Exercise aim: Set down each line of the data below exactly as it stands, dropping the pictures.

○ ○ ○ ○ ○ ○ ○

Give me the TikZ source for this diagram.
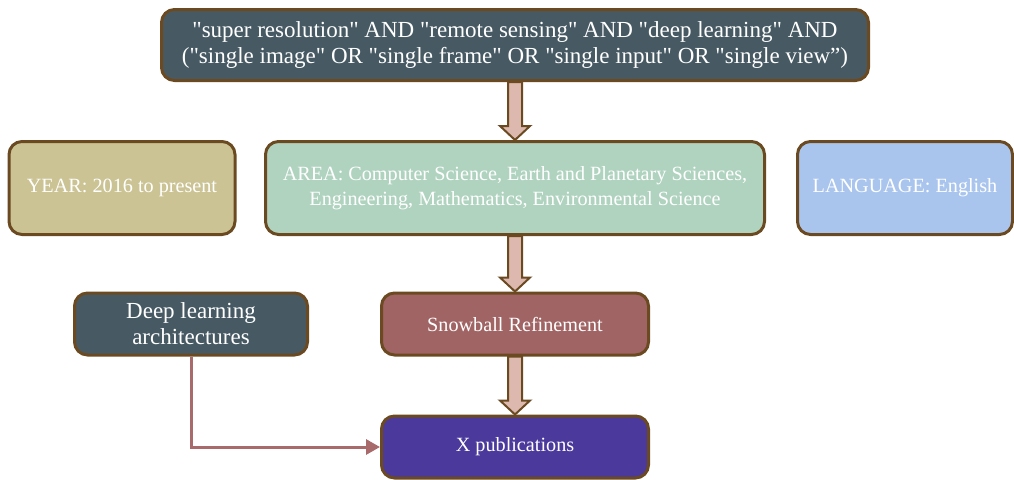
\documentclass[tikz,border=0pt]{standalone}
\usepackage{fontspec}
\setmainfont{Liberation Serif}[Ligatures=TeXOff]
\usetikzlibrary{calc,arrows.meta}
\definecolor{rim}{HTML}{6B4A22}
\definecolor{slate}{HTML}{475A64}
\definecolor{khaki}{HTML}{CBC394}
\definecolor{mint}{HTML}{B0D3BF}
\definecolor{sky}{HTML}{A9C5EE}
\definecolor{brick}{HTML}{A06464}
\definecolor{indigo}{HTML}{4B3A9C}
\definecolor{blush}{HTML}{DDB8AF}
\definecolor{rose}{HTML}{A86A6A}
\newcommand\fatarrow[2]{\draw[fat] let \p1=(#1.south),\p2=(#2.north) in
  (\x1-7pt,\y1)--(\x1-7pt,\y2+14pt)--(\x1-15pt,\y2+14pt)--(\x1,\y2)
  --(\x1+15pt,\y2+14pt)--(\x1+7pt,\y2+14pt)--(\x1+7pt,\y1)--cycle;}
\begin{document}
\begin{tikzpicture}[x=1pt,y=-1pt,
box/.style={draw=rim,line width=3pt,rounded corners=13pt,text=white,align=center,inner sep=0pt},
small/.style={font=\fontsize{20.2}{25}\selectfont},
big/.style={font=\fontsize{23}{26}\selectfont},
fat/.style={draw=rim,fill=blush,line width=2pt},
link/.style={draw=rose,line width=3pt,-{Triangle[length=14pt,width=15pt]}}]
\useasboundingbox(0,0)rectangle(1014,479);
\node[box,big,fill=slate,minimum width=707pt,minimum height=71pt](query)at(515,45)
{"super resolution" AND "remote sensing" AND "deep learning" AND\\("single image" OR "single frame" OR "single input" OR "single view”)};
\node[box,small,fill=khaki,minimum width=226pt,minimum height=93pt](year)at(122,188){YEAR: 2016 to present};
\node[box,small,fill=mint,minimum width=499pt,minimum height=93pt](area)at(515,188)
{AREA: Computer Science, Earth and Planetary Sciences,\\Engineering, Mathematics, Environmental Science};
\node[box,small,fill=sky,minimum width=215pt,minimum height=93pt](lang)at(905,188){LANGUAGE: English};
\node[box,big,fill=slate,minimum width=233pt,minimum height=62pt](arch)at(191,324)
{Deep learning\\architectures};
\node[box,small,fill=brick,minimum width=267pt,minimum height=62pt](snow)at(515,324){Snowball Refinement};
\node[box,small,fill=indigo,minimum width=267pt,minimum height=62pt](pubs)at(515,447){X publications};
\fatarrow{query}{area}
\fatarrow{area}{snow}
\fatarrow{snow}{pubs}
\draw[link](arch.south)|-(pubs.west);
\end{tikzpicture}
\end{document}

○ ○ ○ ○ ○ ○ ○

Complete output:
Give me the TikZ source for this diagram.
\documentclass[tikz,border=0pt]{standalone}
\usepackage{fontspec}
\setmainfont{Liberation Serif}[Ligatures=TeXOff]
\usetikzlibrary{calc,arrows.meta}
\definecolor{rim}{HTML}{6B4A22}
\definecolor{slate}{HTML}{475A64}
\definecolor{khaki}{HTML}{CBC394}
\definecolor{mint}{HTML}{B0D3BF}
\definecolor{sky}{HTML}{A9C5EE}
\definecolor{brick}{HTML}{A06464}
\definecolor{indigo}{HTML}{4B3A9C}
\definecolor{blush}{HTML}{DDB8AF}
\definecolor{rose}{HTML}{A86A6A}
\newcommand\fatarrow[2]{\draw[fat] let \p1=(#1.south),\p2=(#2.north) in
  (\x1-7pt,\y1)--(\x1-7pt,\y2+14pt)--(\x1-15pt,\y2+14pt)--(\x1,\y2)
  --(\x1+15pt,\y2+14pt)--(\x1+7pt,\y2+14pt)--(\x1+7pt,\y1)--cycle;}
\begin{document}
\begin{tikzpicture}[x=1pt,y=-1pt,
box/.style={draw=rim,line width=3pt,rounded corners=13pt,text=white,align=center,inner sep=0pt},
small/.style={font=\fontsize{20.2}{25}\selectfont},
big/.style={font=\fontsize{23}{26}\selectfont},
fat/.style={draw=rim,fill=blush,line width=2pt},
link/.style={draw=rose,line width=3pt,-{Triangle[length=14pt,width=15pt]}}]
\useasboundingbox(0,0)rectangle(1014,479);
\node[box,big,fill=slate,minimum width=707pt,minimum height=71pt](query)at(515,45)
{"super resolution" AND "remote sensing" AND "deep learning" AND\\("single image" OR "single frame" OR "single input" OR "single view”)};
\node[box,small,fill=khaki,minimum width=226pt,minimum height=93pt](year)at(122,188){YEAR: 2016 to present};
\node[box,small,fill=mint,minimum width=499pt,minimum height=93pt](area)at(515,188)
{AREA: Computer Science, Earth and Planetary Sciences,\\Engineering, Mathematics, Environmental Science};
\node[box,small,fill=sky,minimum width=215pt,minimum height=93pt](lang)at(905,188){LANGUAGE: English};
\node[box,big,fill=slate,minimum width=233pt,minimum height=62pt](arch)at(191,324)
{Deep learning\\architectures};
\node[box,small,fill=brick,minimum width=267pt,minimum height=62pt](snow)at(515,324){Snowball Refinement};
\node[box,small,fill=indigo,minimum width=267pt,minimum height=62pt](pubs)at(515,447){X publications};
\fatarrow{query}{area}
\fatarrow{area}{snow}
\fatarrow{snow}{pubs}
\draw[link](arch.south)|-(pubs.west);
\end{tikzpicture}
\end{document}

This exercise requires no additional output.